The Witcher: Enhanced Edition - 16/20 hours

This game has a lot of fill. I really shouldn't complain, because what is life if not a series of filler quests between notable events (what, I've got to go to the store to retrieve a list of items and bring them back home - jeez, how many more of these fetch quests do I have to do before I can advance the plot already)? Still, it comes to be a flaw when the significant information becomes so spread out in time and so buried in minor incident that you forget about it by the time it becomes relevant. For example, I just recently learned that Geralt has iron-clad proof that Raymond the detective, who was helping to uncover the location and activities of the Salamandra gang, had actually been killed and replaced by the leader of the gang. I know this because Geralt said as much to an npc, but for the life of me, I couldn't tell you what that proof actually is (I just looked it up on the wiki, and apparently you find the real Raymond's body, which I either completely overlooked or somehow the game glitched and triggered the dialogue anyway).

I think what I'm supposed to be doing is chasing the threads of a complex plot that can't be boiled down to simple summaries or easy answers. The game advertised itself by saying "NO GOOD AND NO EVIL - ONLY CHOICES AND CONSEQUENCES" and presumably that means that The Witcher is attempting to create an ethically murky world where the line between right and wrong is not easy to discern. However, most of the time I feel less like I'm being presented with serious moral dilemmas and more like I simply don't have enough information to make a confident decision. And perhaps that, too, is realistic. How often in life do we fail to have the whole story? How often are we confronted by lies and self-serving mythology? Yet, to the degree that it is realistic, it emulates one of the worst facets of life. However ideologically dubious it might be, I like it when video games present me with a clear moral path. In some ways, it is better to play as an outright villain than to have to navigate through a story that casts you as a conflicted antihero (which is not to say that I don't like stories with conflicted antiheros, but when I'm presented with a choice, that's generally a path I avoid, with the caveat that in video game morality, slaughtering ordinary work-a-day mercenaries, gangsters, and goblins does not really count as a cause for ethical conflict).

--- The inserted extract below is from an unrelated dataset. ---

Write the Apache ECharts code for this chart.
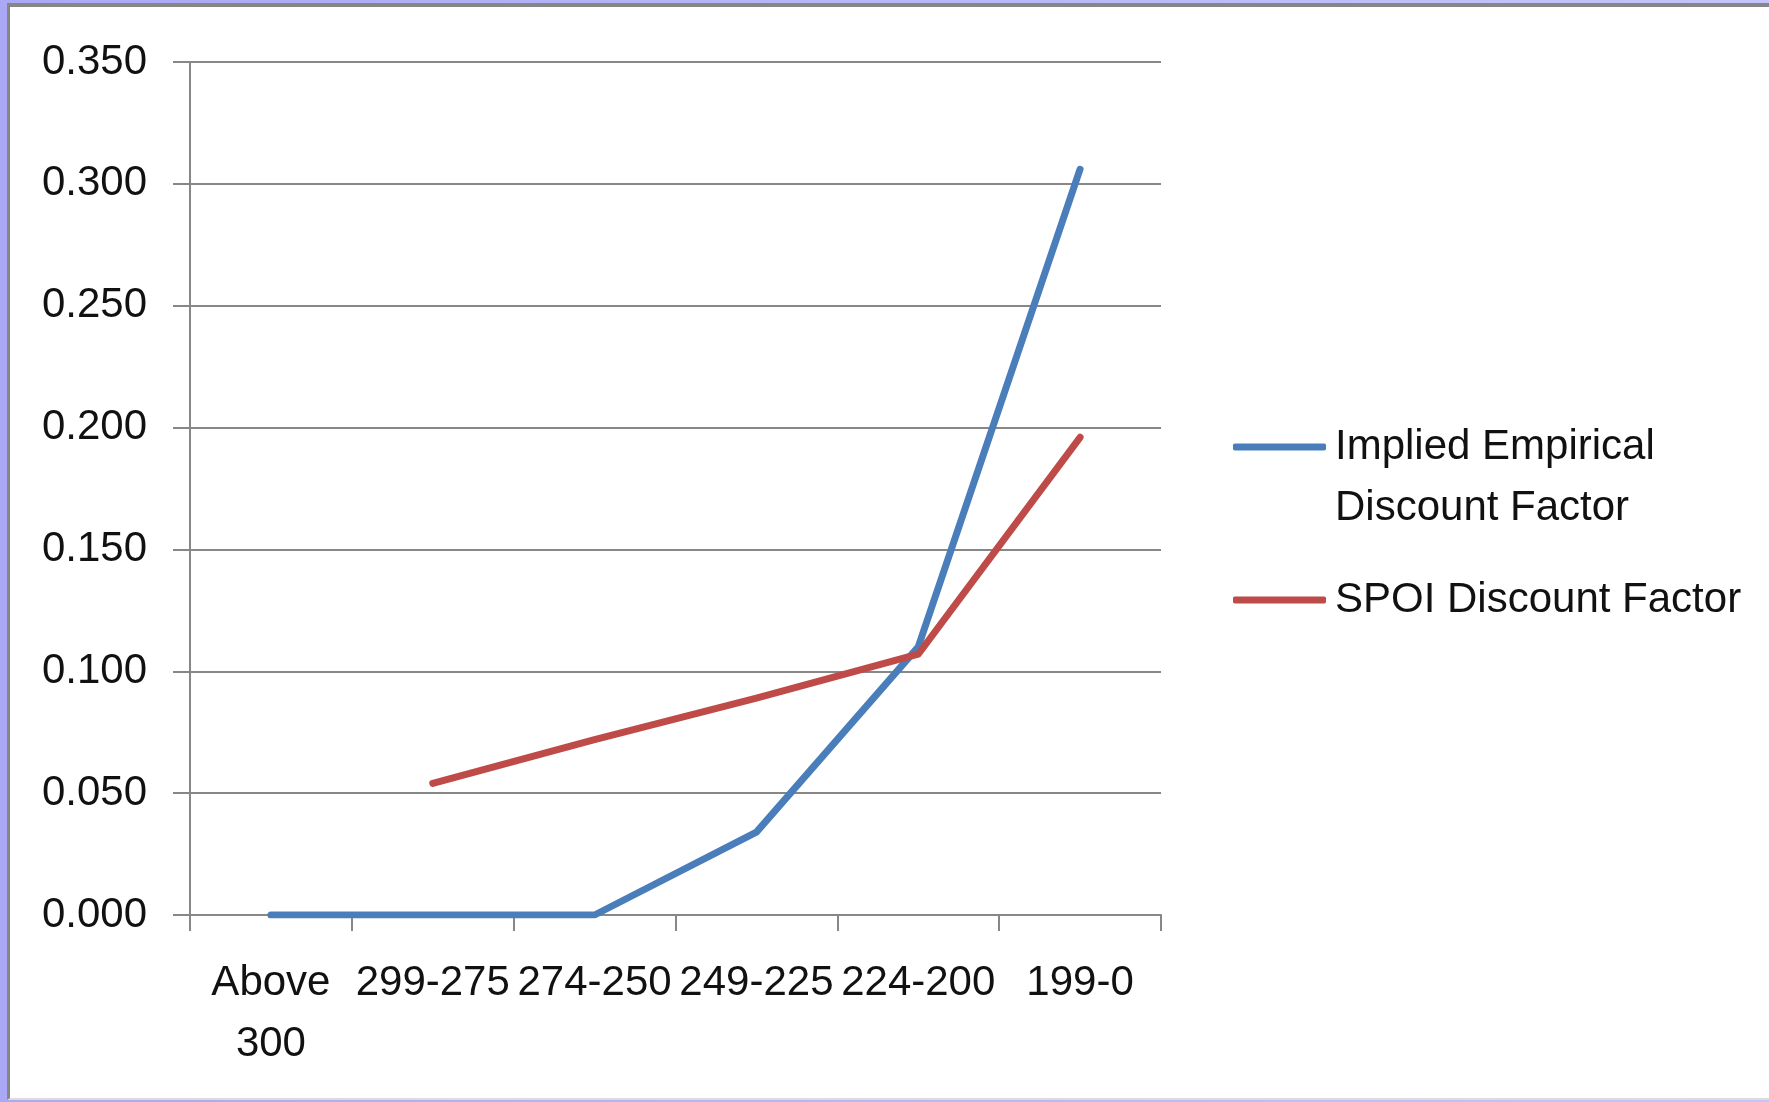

I may be overthinking this, though. Geralt is really just a monster hunter. Traipsing through a swamp, killing random ghouls and plant monsters, that's where he's at his best. This whole thing with Salamandra is really just a distraction from his main business, so perhaps instead of viewing the sidequests as filler that distracts from the main plot, it is in fact the main plot that is superfluous. All this time I spend getting confused by the machinations of the various factions in Vizima's underworld is really time that I could better spend slaying cockatrices and hunting vampires. In which case, I'd better get it over with as soon as possible.